(begin)

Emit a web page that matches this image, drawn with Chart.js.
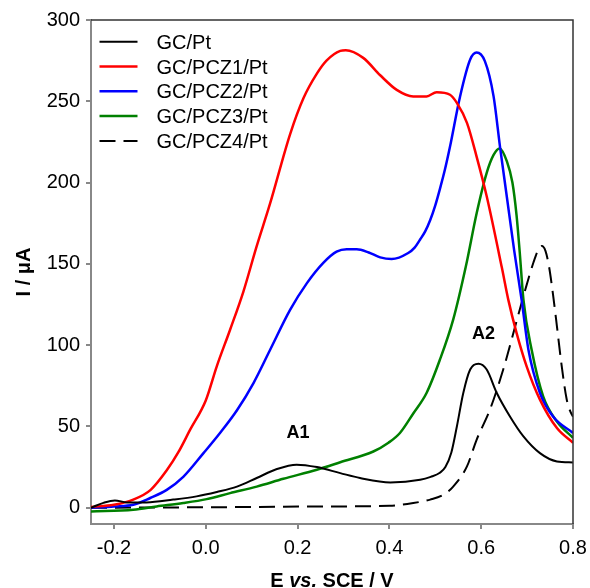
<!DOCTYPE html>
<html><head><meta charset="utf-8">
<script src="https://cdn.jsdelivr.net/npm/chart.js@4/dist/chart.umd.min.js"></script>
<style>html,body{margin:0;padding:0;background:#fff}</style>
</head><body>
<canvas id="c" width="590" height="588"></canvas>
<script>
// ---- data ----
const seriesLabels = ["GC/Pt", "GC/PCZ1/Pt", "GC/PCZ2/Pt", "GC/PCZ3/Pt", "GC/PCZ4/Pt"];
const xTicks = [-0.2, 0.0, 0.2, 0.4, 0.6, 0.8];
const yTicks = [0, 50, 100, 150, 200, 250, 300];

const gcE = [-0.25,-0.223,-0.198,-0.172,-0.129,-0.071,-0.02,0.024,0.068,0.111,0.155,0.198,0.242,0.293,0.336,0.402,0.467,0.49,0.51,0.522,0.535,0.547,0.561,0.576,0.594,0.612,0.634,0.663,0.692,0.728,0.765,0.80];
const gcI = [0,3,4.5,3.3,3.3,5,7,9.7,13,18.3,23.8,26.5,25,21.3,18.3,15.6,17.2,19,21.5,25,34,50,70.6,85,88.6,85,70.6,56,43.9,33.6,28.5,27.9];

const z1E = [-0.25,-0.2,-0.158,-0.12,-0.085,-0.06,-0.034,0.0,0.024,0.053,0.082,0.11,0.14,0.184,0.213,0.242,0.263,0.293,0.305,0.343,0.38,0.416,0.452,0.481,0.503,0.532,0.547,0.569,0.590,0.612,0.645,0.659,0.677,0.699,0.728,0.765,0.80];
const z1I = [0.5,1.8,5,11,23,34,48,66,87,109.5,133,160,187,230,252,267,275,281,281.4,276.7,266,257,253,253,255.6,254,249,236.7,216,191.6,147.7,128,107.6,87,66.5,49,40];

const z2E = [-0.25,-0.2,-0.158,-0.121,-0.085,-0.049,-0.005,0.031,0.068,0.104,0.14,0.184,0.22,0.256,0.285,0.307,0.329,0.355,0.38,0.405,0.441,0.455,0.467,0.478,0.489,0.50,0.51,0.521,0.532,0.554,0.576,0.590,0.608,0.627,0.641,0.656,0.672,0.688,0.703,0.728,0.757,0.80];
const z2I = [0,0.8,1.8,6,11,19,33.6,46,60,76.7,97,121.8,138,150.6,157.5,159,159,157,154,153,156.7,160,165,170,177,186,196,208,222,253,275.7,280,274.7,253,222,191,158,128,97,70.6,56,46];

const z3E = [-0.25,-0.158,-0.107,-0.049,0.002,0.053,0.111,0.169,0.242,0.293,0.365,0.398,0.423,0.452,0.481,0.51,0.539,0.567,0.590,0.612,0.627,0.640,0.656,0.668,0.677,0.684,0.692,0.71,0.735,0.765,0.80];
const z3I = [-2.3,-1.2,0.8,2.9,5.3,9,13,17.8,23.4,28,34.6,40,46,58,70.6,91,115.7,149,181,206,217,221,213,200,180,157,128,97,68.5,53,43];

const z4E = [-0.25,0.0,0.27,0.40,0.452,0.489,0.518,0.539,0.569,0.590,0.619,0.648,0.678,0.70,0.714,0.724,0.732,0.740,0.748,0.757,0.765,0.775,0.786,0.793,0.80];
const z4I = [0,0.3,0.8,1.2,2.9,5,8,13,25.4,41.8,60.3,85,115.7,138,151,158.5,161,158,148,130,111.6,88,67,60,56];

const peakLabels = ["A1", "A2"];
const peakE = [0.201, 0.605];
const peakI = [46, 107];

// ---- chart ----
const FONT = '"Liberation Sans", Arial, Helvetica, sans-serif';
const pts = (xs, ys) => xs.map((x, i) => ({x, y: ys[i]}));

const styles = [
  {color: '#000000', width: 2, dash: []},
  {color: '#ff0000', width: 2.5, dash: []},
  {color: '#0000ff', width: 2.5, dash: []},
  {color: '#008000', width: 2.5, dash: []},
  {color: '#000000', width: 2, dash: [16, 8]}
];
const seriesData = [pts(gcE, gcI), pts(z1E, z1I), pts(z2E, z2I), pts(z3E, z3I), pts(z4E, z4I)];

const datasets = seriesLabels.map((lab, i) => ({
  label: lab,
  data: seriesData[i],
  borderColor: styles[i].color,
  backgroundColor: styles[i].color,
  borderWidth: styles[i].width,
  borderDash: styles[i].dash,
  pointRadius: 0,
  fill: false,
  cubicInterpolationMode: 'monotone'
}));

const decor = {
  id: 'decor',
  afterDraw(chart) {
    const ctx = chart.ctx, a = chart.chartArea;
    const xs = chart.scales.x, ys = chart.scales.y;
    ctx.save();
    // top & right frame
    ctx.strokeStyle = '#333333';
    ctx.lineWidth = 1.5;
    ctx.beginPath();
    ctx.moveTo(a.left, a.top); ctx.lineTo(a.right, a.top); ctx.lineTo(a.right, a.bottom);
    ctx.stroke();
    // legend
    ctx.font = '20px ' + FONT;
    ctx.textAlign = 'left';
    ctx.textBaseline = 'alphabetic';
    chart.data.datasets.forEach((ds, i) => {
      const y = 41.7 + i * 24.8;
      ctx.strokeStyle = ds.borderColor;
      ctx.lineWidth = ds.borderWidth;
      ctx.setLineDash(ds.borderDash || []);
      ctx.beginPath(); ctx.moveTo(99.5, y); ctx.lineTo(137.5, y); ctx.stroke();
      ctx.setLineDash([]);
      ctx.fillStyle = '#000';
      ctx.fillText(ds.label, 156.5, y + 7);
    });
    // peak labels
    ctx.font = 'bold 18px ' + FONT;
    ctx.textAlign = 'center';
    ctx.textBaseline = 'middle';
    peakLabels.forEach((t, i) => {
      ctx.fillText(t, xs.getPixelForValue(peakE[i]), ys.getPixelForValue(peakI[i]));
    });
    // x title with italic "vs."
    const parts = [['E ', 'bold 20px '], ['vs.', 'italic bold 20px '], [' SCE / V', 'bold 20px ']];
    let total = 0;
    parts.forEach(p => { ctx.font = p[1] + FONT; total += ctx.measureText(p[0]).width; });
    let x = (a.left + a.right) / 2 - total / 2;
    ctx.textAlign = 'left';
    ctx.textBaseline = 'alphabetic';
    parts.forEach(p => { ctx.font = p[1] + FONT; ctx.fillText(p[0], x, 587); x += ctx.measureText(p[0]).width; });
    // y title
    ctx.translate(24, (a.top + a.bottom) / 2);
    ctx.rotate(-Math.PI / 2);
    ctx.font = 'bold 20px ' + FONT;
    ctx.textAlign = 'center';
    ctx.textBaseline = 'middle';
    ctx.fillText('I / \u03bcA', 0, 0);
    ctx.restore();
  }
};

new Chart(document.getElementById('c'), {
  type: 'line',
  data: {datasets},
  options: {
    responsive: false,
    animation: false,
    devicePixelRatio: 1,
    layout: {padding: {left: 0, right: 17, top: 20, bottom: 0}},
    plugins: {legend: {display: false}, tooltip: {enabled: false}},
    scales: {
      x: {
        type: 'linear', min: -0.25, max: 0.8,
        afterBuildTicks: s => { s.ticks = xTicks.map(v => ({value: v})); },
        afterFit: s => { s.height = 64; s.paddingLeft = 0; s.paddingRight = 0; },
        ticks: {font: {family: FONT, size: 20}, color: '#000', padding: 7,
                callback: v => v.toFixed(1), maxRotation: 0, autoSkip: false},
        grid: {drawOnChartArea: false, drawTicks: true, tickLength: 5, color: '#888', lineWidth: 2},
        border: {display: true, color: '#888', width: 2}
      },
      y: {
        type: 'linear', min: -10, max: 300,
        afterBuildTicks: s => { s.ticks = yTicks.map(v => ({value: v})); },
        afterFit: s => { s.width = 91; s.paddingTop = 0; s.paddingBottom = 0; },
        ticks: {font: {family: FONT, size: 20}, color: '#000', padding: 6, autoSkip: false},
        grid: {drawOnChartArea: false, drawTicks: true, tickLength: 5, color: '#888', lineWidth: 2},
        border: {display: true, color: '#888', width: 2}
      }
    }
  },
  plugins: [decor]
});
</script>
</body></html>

(end)

* WRITTEN EXERCISE *
Pictures stay out. Repeat only the lines from the beginning of the data through the line that has "const yTicks = [0, 50, 100, 150, 200, 250, 300];".

* RESULT OF THE TASK *
Emit a web page that matches this image, drawn with Chart.js.
<!DOCTYPE html>
<html><head><meta charset="utf-8">
<script src="https://cdn.jsdelivr.net/npm/chart.js@4/dist/chart.umd.min.js"></script>
<style>html,body{margin:0;padding:0;background:#fff}</style>
</head><body>
<canvas id="c" width="590" height="588"></canvas>
<script>
// ---- data ----
const seriesLabels = ["GC/Pt", "GC/PCZ1/Pt", "GC/PCZ2/Pt", "GC/PCZ3/Pt", "GC/PCZ4/Pt"];
const xTicks = [-0.2, 0.0, 0.2, 0.4, 0.6, 0.8];
const yTicks = [0, 50, 100, 150, 200, 250, 300];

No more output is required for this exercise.